The startup-VC ecosystem likes angst. First, it was the Series A Crunch which was mostly a mathematical fact.
But now, we’re seeing chatter about a coming Series B Crunch. Specifically, the conversation has focused on the crop of startups that have gotten over the Series A funding hump but who will have a hard time raising a Series B funding round. The concerns seem centered around there being lots of money at the early stage and at the late stages for clear breakout companies but companies which may be solid but not “crushing it” might find it difficult to raise their Series B. (Note: This was the exact same logic applied during the Series A Crunch woes)
So we wanted to take a look at the annual supply of tech Series B transactions and dollars (relative to Series A rounds) since 2008 to see whether such concerns have a data-driven basis.

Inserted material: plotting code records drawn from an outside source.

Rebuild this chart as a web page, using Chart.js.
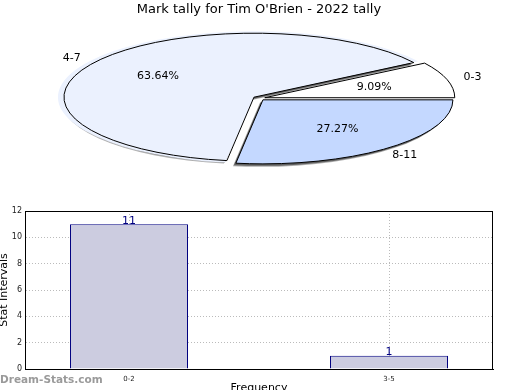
<!DOCTYPE html>
<html>
<head>
<meta charset="utf-8">
<script src="https://cdn.jsdelivr.net/npm/chart.js@4.4.1/dist/chart.umd.min.js"></script>
<style>
  html, body { margin: 0; padding: 0; background: #fff; }
  #wrap { position: relative; width: 520px; height: 390px; overflow: hidden; }
  #pieBox { position: absolute; left: 0; top: 0; width: 520px; height: 195px; }
  #barBox { position: absolute; left: 0; top: 200px; width: 520px; height: 200px; }
  #mark { position: absolute; left: 0; top: 373px; font: bold 10.5px "DejaVu Sans", sans-serif; color: #9a9a9a; white-space: nowrap; }
</style>
</head>
<body>
<div id="wrap">
  <div id="pieBox"><canvas id="pie"></canvas></div>
  <div id="barBox"><canvas id="bar"></canvas></div>
  <div id="mark">Dream-Stats.com</div>
</div>
<script>
// ---- data ----
const title = "Mark tally for Tim O'Brien - 2022 tally";
const pieCategories = ['0-3', '4-7', '8-11'];
const pieValues = [1, 7, 3];
const pieColors = ['#ffffff', '#ebf1fe', '#c4d8ff'];

const barCategories = ['0-2', '3-5'];
const barValues = [11, 1];
const yTicks = [0, 2, 4, 6, 8, 10, 12];
const xTitle = 'Frequency';
const yTitle = 'Stat Intervals';

// ---- pie (drawn clockwise from east, so order reversed to get counter-clockwise look) ----
const order = [2, 1, 0];
const SQUASH = 0.337;
const OFFSET = 24; // Chart.js v4 translates arcs by offset/4
const total = pieValues.reduce((a, b) => a + b, 0);

function slicePath(ctx, arc, dx, dy) {
  // build the path in squashed space, then return to device space before painting
  const off = (arc.options.offset || 0) / 4;
  const mid = (arc.startAngle + arc.endAngle) / 2;
  ctx.save();
  ctx.translate(dx, dy);
  ctx.translate(arc.x, arc.y);
  ctx.scale(1, SQUASH);
  ctx.translate(Math.cos(mid) * off, Math.sin(mid) * off);
  ctx.beginPath();
  ctx.moveTo(0, 0);
  ctx.arc(0, 0, arc.outerRadius, arc.startAngle, arc.endAngle);
  ctx.closePath();
  ctx.restore();
}

const squashPlugin = {
  id: 'squash',
  beforeDatasetsDraw(chart) {
    const ctx = chart.ctx;
    const meta = chart.getDatasetMeta(0);
    // grey drop shadow for the coloured slices
    ctx.save();
    meta.data.forEach((arc, i) => {
      if (pieColors[order[i]] === '#ffffff') return;
      ctx.fillStyle = 'rgba(140,140,140,0.7)';
      slicePath(ctx, arc, -3, 3);
      ctx.fill();
      ctx.fillStyle = 'rgba(90,90,90,0.9)';
      slicePath(ctx, arc, -2, 2);
      ctx.fill();
    });
    ctx.restore();
    const arc0 = meta.data[0];
    ctx.save();
    ctx.translate(arc0.x, arc0.y);
    ctx.scale(1, SQUASH);
    ctx.translate(-arc0.x, -arc0.y);
  },
  afterDatasetsDraw(chart) {
    const ctx = chart.ctx;
    ctx.restore();
    const meta = chart.getDatasetMeta(0);
    ctx.save();
    ctx.strokeStyle = '#000';
    ctx.lineWidth = 1;
    ctx.lineJoin = 'miter';
    meta.data.forEach(arc => {
      slicePath(ctx, arc, 0, 0);
      ctx.stroke();
    });
    ctx.restore();
  },
  afterDraw(chart) {
    const ctx = chart.ctx;
    const meta = chart.getDatasetMeta(0);
    ctx.save();
    ctx.fillStyle = '#000';
    ctx.font = '11px "DejaVu Sans", sans-serif';
    ctx.textAlign = 'center';
    ctx.textBaseline = 'middle';
    meta.data.forEach((arc, i) => {
      const idx = order[i];
      const mid = (arc.startAngle + arc.endAngle) / 2;
      const off = (arc.options.offset || 0) / 4;
      const r = arc.outerRadius;
      const pct = (pieValues[idx] / total * 100).toFixed(2) + '%';
      const d1 = off + r * 0.6;
      ctx.fillText(pct, arc.x + Math.cos(mid) * d1, arc.y + Math.sin(mid) * d1 * SQUASH);
      const d2 = off + r * 1.14;
      ctx.fillText(pieCategories[idx], arc.x + Math.cos(mid) * d2, arc.y + Math.sin(mid) * d2 * SQUASH);
    });
    ctx.restore();
  }
};

new Chart(document.getElementById('pie'), {
  type: 'pie',
  data: {
    labels: order.map(i => pieCategories[i]),
    datasets: [{
      data: order.map(i => pieValues[i]),
      backgroundColor: order.map(i => pieColors[i]),
      borderWidth: 0,
      offset: OFFSET,
      radius: 190,
      clip: false
    }]
  },
  options: {
    responsive: true,
    maintainAspectRatio: false,
    animation: false,
    rotation: 90,
    layout: { padding: { left: 0, right: 2, top: 0, bottom: 17 } },
    plugins: {
      legend: { display: false },
      tooltip: { enabled: false },
      title: {
        display: true,
        text: title,
        color: '#000',
        font: { family: '"DejaVu Sans", sans-serif', size: 13, weight: 'normal', lineHeight: 1.2 },
        padding: { top: 2, bottom: 1 }
      }
    }
  },
  plugins: [squashPlugin]
});

// ---- bar ----
const barExtras = {
  id: 'barExtras',
  afterDatasetsDraw(chart) {
    const ctx = chart.ctx;
    const meta = chart.getDatasetMeta(0);
    ctx.save();
    ctx.fillStyle = '#000080';
    ctx.font = '11px "DejaVu Sans", sans-serif';
    ctx.textAlign = 'center';
    ctx.textBaseline = 'bottom';
    meta.data.forEach((bar, i) => {
      ctx.fillText(String(barValues[i]), bar.x, bar.y + 2);
    });
    ctx.restore();
  },
  afterDraw(chart) {
    const a = chart.chartArea;
    const ctx = chart.ctx;
    ctx.save();
    ctx.strokeStyle = '#000';
    ctx.lineWidth = 1;
    ctx.strokeRect(Math.round(a.left) + 0.5, Math.round(a.top) + 0.5, Math.round(a.right - a.left) - 1, Math.round(a.bottom - a.top));
    ctx.restore();
  }
};

new Chart(document.getElementById('bar'), {
  type: 'bar',
  data: {
    datasets: [{
      data: barValues.map((v, i) => ({ x: i, y: v })),
      backgroundColor: '#cccce0',
      borderColor: '#000080',
      borderWidth: 1,
      categoryPercentage: 1,
      barPercentage: 0.4539
    }]
  },
  options: {
    responsive: true,
    maintainAspectRatio: false,
    animation: false,
    layout: { padding: { left: 0, right: 27, top: 11, bottom: 0 } },
    plugins: { legend: { display: false }, tooltip: { enabled: false } },
    scales: {
      x: {
        type: 'linear',
        offset: false,
        min: -0.4,
        max: 1.4,
        afterFit(s) { s.height = 31; },
        afterBuildTicks(s) { s.ticks = barCategories.map((c, i) => ({ value: i })); },
        grid: { color: '#bbbbbb', drawTicks: false, offset: false },
        border: { color: '#000', dash: [1, 2] },
        ticks: { color: '#222', font: { family: '"DejaVu Sans", sans-serif', size: 7 }, padding: 6, maxRotation: 0,
                 callback: (v) => barCategories[v] },
        title: { display: true, text: xTitle, color: '#000', font: { family: '"DejaVu Sans", sans-serif', size: 11, lineHeight: 1.2 }, padding: { top: 0, bottom: 5 } }
      },
      y: {
        min: yTicks[0],
        max: yTicks[yTicks.length - 1],
        afterFit(s) { s.width = 25; },
        afterBuildTicks(s) { s.ticks = yTicks.map(v => ({ value: v })); },
        grid: { color: '#bbbbbb', drawTicks: false },
        border: { color: '#000', dash: [1, 2] },
        ticks: { color: '#222', font: { family: '"DejaVu Sans", sans-serif', size: 8 }, padding: 3 },
        title: { display: true, text: yTitle, color: '#000', font: { family: '"DejaVu Sans", sans-serif', size: 11, lineHeight: 0.8 }, padding: 0 }
      }
    }
  },
  plugins: [barExtras]
});
</script>
</body>
</html>
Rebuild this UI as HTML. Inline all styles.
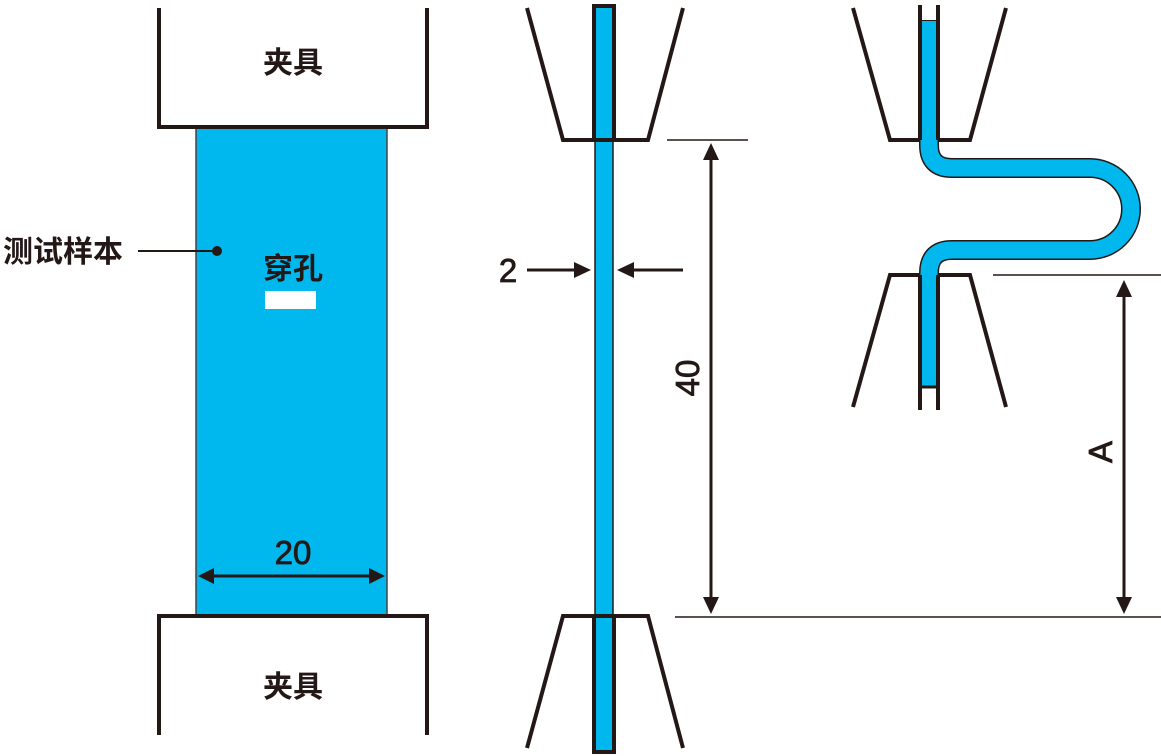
<!DOCTYPE html>
<html><head><meta charset="utf-8"><style>
html,body{margin:0;padding:0;background:#fff;}
svg{display:block}
text{font-family:"Liberation Sans","Noto Sans CJK SC",sans-serif;fill:#231815}
</style></head><body>
<svg width="1161" height="756" viewBox="0 0 1161 756" xmlns="http://www.w3.org/2000/svg">
<g stroke="#231815" fill="none" stroke-linejoin="miter">
<rect x="196" y="127" width="191" height="489" fill="#00b7ee" stroke="#444" stroke-width="1.5"/>
<polyline points="159,8 159,127 427,127 427,8" stroke-width="4"/>
<polyline points="159,735 159,616 427,616 427,735" stroke-width="4"/>
<line x1="138" y1="251" x2="215" y2="251" stroke-width="2"/>
<circle cx="217" cy="251" r="5" fill="#231815" stroke="none"/>
<rect x="265" y="291" width="51" height="18" fill="#fff" stroke="none"/>
<line x1="206" y1="576" x2="376" y2="576" stroke-width="3"/>
<polygon points="198,576 214,568 214,584" fill="#231815" stroke="none"/>
<polygon points="385,576 369,568 369,584" fill="#231815" stroke="none"/>

<rect x="595" y="6" width="18" height="746" fill="#00b7ee" stroke="#231815" stroke-width="1.5"/>
<rect x="594" y="6" width="20" height="134" stroke-width="4"/>
<rect x="594" y="616" width="20" height="136" stroke-width="4"/>
<polyline points="527,8 563,140 595,140" stroke-width="4"/>
<polyline points="683,8 648,140 613,140" stroke-width="4"/>
<polyline points="527,748 563,616 595,616" stroke-width="4"/>
<polyline points="683,748 648,616 613,616" stroke-width="4"/>
<line x1="667" y1="140" x2="748" y2="140" stroke-width="1.5"/>
<line x1="675" y1="617" x2="1161" y2="617" stroke-width="1.5"/>
<line x1="711" y1="155" x2="711" y2="600" stroke-width="3"/>
<polygon points="711,143 703,160 719,160" fill="#231815" stroke="none"/>
<polygon points="711,614 703,597 719,597" fill="#231815" stroke="none"/>
<line x1="527" y1="270" x2="578" y2="270" stroke-width="3"/>
<polygon points="591,270 574,262 574,278" fill="#231815" stroke="none"/>
<line x1="630" y1="270" x2="683" y2="270" stroke-width="3"/>
<polygon points="617,270 634,262 634,278" fill="#231815" stroke="none"/>

<path d="M929,20 V145 Q929,168 952,168 H1090 A41,41 0 0 1 1090,250 H952 Q929,250 929,273 V387" stroke="#231815" stroke-width="20" stroke-linecap="butt"/>
<path d="M929,21 V145 Q929,168 952,168 H1090 A41,41 0 0 1 1090,250 H952 Q929,250 929,273 V386" stroke="#00b7ee" stroke-width="17" stroke-linecap="butt"/>
<line x1="920" y1="5" x2="920" y2="140" stroke-width="4"/>
<line x1="938" y1="5" x2="938" y2="140" stroke-width="4"/>
<line x1="920" y1="275" x2="920" y2="410" stroke-width="4"/>
<line x1="938" y1="275" x2="938" y2="410" stroke-width="4"/>
<line x1="920" y1="387" x2="938" y2="387" stroke-width="3"/>
<polyline points="853,8 890,140 920,140" stroke-width="4"/>
<polyline points="1006,8 970,140 938,140" stroke-width="4"/>
<polyline points="853,407 890,275 920,275" stroke-width="4"/>
<polyline points="1006,407 970,275 938,275" stroke-width="4"/>
<line x1="993" y1="275" x2="1161" y2="275" stroke-width="1.5"/>
<line x1="1124" y1="292" x2="1124" y2="600" stroke-width="3"/>
<polygon points="1124,280 1116,297 1132,297" fill="#231815" stroke="none"/>
<polygon points="1124,614 1116,597 1132,597" fill="#231815" stroke="none"/>
</g>
<g font-size="30" font-weight="bold">
<text x="293" y="73" text-anchor="middle">夹具</text>
<text x="293" y="697" text-anchor="middle">夹具</text>
<text x="293" y="279" text-anchor="middle">穿孔</text>
<text x="3" y="262">测试样本</text>
</g>
<g font-size="33" stroke="#231815" stroke-width="0.8">
<text x="293" y="564" text-anchor="middle">20</text>
<text x="508" y="282" text-anchor="middle">2</text>
<text transform="translate(699,378) rotate(-90)" text-anchor="middle">40</text>
<text transform="translate(1112,452) rotate(-90)" text-anchor="middle">A</text>
</g>
</svg>
</body></html>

In 2013, U.S.-based Series A rounds hit a six-year high across the tech ecosystem (internet, mobile & telecom, software, computer hardware, electronics). Series B tech transactions also hit a high but their rate of growth as can be seen by the more modest slope has not matched that of the Series A. So 2013 actually saw the largest gap between tech Series A and B transactions over the six-year period.
The ratio of tech Series A deals to Series Bs has ticked up over the period, rising from 1.32 in 2009 to 1.87 in 2013.
Next, we looked at the total funding deployed to tech sectors at the Series A and Series B stages over the period. Here we see that while 2012 saw investors pour slightly more funding into the Series A stage than Series B deals in the same year, the ratio of Series B to Series A funding has also remained largely stable. (It’s worth noting that 2012 saw several Series A mega deals including to the likes of GitHub)
There definitely appears to be a gap in the pace of deal activity at the Series A vs Series B stages. If the gap continues to widen, the calls around a Series B Crunch will likely intensify. For M&A folks, this probably means more expensive acqui-hires.